From 1899 until 1933, the park was under the jurisdiction of the War Department and much of the infrastructure and features of the park as it exist today can be traced to these early, formative years of development. Thus, the influence of the veterans themselves is still evident today.  During this period of development approximately 1,200 acres of land were purchased, the road and bridge network was established, and more than 95% of the monuments, markers, tablets, and plaques that dot the landscape were erected.

In 1933 administration was transferred to the National Park Service along with that of Vicksburg National Cemetery. In keeping with the agency’s mandates and mission, the park’s first museum/visitor center was constructed an opened and active interpretation begun. At this same time, four camps of the Civilian Conservation Corps (CCC) were established. These camps were in operation from 1933-1941 and hundreds of enrollees in this program worked to eliminate erosion scars by sculpting the hillsides and hand planting the dense forest that characterizes the park today.

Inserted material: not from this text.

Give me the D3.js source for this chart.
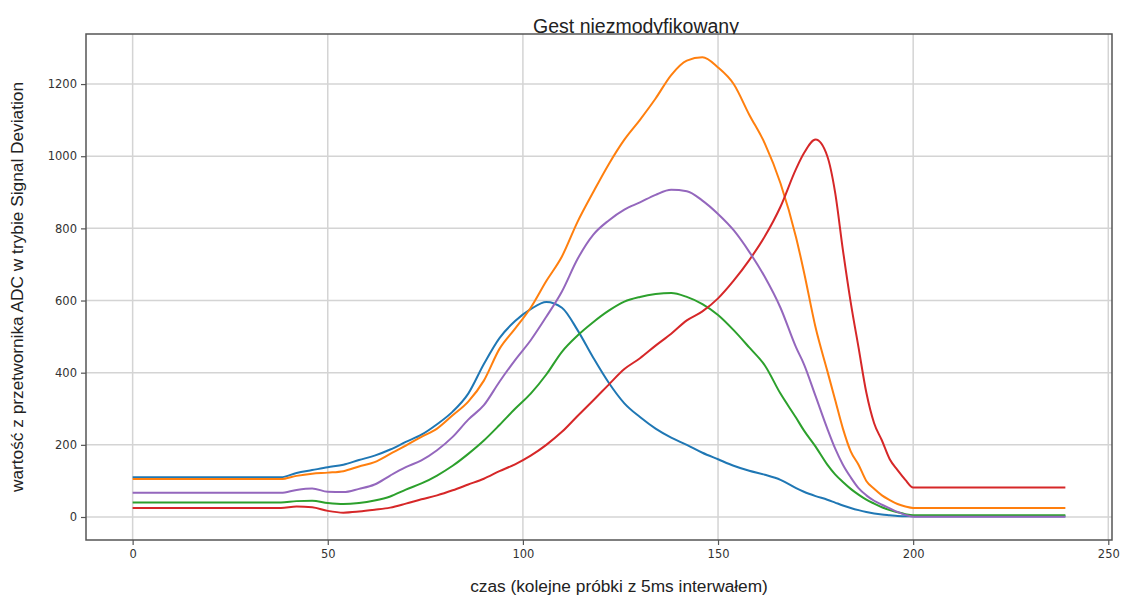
<!DOCTYPE html>
<html>
<head>
<meta charset="utf-8">
<script src="https://cdn.jsdelivr.net/npm/d3@7"></script>
<style>
  body { margin: 0; background: #fff; }
  svg { display: block; }
</style>
</head>
<body>
<svg id="chart" width="1122" height="601"></svg>
<script>
// sample index (kolejne próbki), denser where curves bend
var samples = [0, 38, 42, 46, 50, 54, 58, 62, 66, 70, 74, 78, 82, 86, 90, 94, 98, 102, 106, 110,
  114, 118, 122, 126, 130, 134, 138, 142, 146, 150, 154, 158, 162, 166, 170, 172, 175, 178,
  180, 182, 184, 186, 188, 190, 192, 194, 196, 198, 200, 239];

var blueVals = [110, 110, 122, 130, 138, 145, 158, 170, 187, 208, 228, 257, 292, 342, 424, 496,
  543, 576, 596, 580, 518, 442, 372, 315, 277, 245, 220, 200, 178, 160, 142, 128, 117, 103, 80,
  70, 58, 48, 40, 32, 25, 19, 14, 10, 7, 5, 3, 2, 2, 2];
var orangeVals = [105, 105, 114, 120, 123, 127, 140, 152, 175, 198, 222, 245, 282, 320, 378, 466,
  522, 580, 654, 722, 818, 900, 978, 1046, 1101, 1160, 1225, 1265, 1274, 1246, 1200, 1115, 1035,
  925, 775, 680, 525, 405, 325, 245, 182, 145, 100, 78, 60, 47, 36, 29, 25, 25];
var greenVals = [40, 40, 44, 45, 39, 36, 39, 46, 57, 76, 93, 115, 142, 175, 212, 255, 300, 342,
  395, 458, 503, 540, 572, 597, 610, 618, 621, 610, 590, 560, 518, 470, 420, 342, 275, 240, 195,
  145, 118, 97, 78, 62, 48, 37, 27, 19, 13, 8, 5, 5];
var redVals = [25, 25, 29, 27, 17, 12, 15, 20, 26, 37, 49, 60, 74, 90, 106, 127, 146, 170, 200,
  236, 280, 323, 367, 410, 440, 475, 508, 545, 570, 606, 655, 712, 778, 860, 965, 1008, 1046,
  1000, 900, 740, 595, 470, 345, 260, 212, 160, 130, 103, 82, 82];
var purpleVals = [67, 67, 75, 79, 70, 69, 78, 90, 115, 138, 157, 185, 222, 270, 310, 375, 435,
  490, 555, 625, 715, 782, 822, 852, 872, 893, 907, 903, 877, 840, 795, 735, 665, 580, 470, 424,
  335, 245, 190, 145, 110, 80, 60, 45, 34, 24, 14, 6, 1, 1];

var seriesColors = ["#1f77b4", "#ff7f0e", "#2ca02c", "#d62728", "#9467bd"];
var xTicks = [0, 50, 100, 150, 200, 250];
var yTicks = [0, 200, 400, 600, 800, 1000, 1200];

var title = "Gest niezmodyfikowany";
var xLabel = "czas (kolejne próbki z 5ms interwałem)";
var yLabel = "wartość z przetwornika ADC w trybie Signal Deviation";

var svg = d3.select("#chart");
// plot box (note: "top" is taken by window.top)
var boxL = 86, boxR = 1112, boxT = 34, boxB = 540;

var x = d3.scaleLinear().domain([-11.95, 250.95]).range([boxL, boxR]);
var y = d3.scaleLinear().domain([-63.75, 1338.75]).range([boxB, boxT]);

var defs = svg.append("defs");
defs.append("clipPath").attr("id", "plot")
  .append("rect").attr("x", boxL).attr("y", boxT).attr("width", boxR - boxL).attr("height", boxB - boxT);
defs.append("clipPath").attr("id", "titleClip")
  .append("rect").attr("x", 0).attr("y", 0).attr("width", 1122).attr("height", boxT);

// grid
var grid = svg.append("g");
grid.selectAll("line.gx").data(xTicks).enter().append("line").attr("class", "gx")
  .attr("x1", function(d) { return x(d); }).attr("x2", function(d) { return x(d); })
  .attr("y1", boxT).attr("y2", boxB)
  .attr("stroke", "#d4d4d4").attr("stroke-width", 1.5);
grid.selectAll("line.gy").data(yTicks).enter().append("line").attr("class", "gy")
  .attr("y1", function(d) { return y(d); }).attr("y2", function(d) { return y(d); })
  .attr("x1", boxL).attr("x2", boxR)
  .attr("stroke", "#d4d4d4").attr("stroke-width", 1.5);

// lines
var all = [blueVals, orangeVals, greenVals, redVals, purpleVals];
var line = d3.line()
  .x(function(d, i) { return x(samples[i]); })
  .y(function(d) { return y(d); })
  .curve(d3.curveMonotoneX);

svg.append("g").attr("clip-path", "url(#plot)")
  .selectAll("path").data(all).enter().append("path")
  .attr("d", line)
  .attr("fill", "none")
  .attr("stroke", function(d, i) { return seriesColors[i]; })
  .attr("stroke-width", 2)
  .attr("stroke-linejoin", "round");

// axes
var xAxis = svg.append("g").attr("transform", "translate(0," + boxB + ")")
  .call(d3.axisBottom(x).tickValues(xTicks).tickSize(5).tickPadding(5));
var yAxis = svg.append("g").attr("transform", "translate(" + boxL + ",0)")
  .call(d3.axisLeft(y).tickValues(yTicks).tickFormat(d3.format("d")).tickSize(5).tickPadding(4));
[xAxis, yAxis].forEach(function(a) {
  a.select(".domain").remove();
  a.selectAll("line").attr("stroke", "#555").attr("stroke-width", 1.2);
  a.selectAll("text").attr("fill", "#333")
    .style("font-family", "'DejaVu Sans', sans-serif").style("font-size", "11.5px");
});

// frame
svg.append("rect").attr("x", boxL).attr("y", boxT)
  .attr("width", boxR - boxL).attr("height", boxB - boxT)
  .attr("fill", "none").attr("stroke", "#555").attr("stroke-width", 1.5);

// texts - title sits on the frame, its descenders cut like in the source
svg.append("text").attr("x", 636).attr("y", 33)
  .attr("text-anchor", "middle").attr("clip-path", "url(#titleClip)")
  .style("font-family", "'Liberation Sans', Arial, sans-serif").style("font-size", "19.5px")
  .attr("fill", "#222").text(title);

svg.append("text").attr("x", 619).attr("y", 592)
  .attr("text-anchor", "middle")
  .style("font-family", "'Liberation Sans', Arial, sans-serif").style("font-size", "17.3px")
  .attr("fill", "#222").text(xLabel);

svg.append("text")
  .attr("transform", "translate(23,287)rotate(-90)")
  .attr("text-anchor", "middle")
  .style("font-family", "'Liberation Sans', Arial, sans-serif").style("font-size", "17.3px")
  .attr("fill", "#222").text(yLabel);
</script>
</body>
</html>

Dramatic changes occurred in the 1960s when the southern one-third of the park (154 acres) was quitclaimed to the City of Vicksburg in exchange for lands elsewhere and additional monuments were erected during the Civil War Centennial. As part of the National Park Service’s Mission 66 program, a road was constructed outside the park to eliminate local traffic and provide for a self-enclosed tour route to enhance visitor safety and enjoyment. The current Visitor Center was also constructed as part of this program. In 1977 the ironclad gunboat USS Cairo was brought to the park where it has since been restored and is on display, and the U.S.S. Cairo Museum opened in 1980. The park was expanded in 1990 to incorporate the remaining vestige of Grant’s Canal in Louisiana, and the interpretive mandate was broadened to include the Vicksburg campaign of 1862 along with the history of Vicksburg under Union occupation during the Civil War through Reconstruction. In 2003, the park was again expanded to include Pemberton’s Headquarters in the heart of downtown Vicksburg. The park is currently drafting an array of planning documents to facilitate interpretation of these recent additions and address its expanded mandate. These documents will serve to guide current and future management of this park as the National Park Service strives to continue its dedicated stewardship of the cultural and natural resources of Vicksburg National Military Park.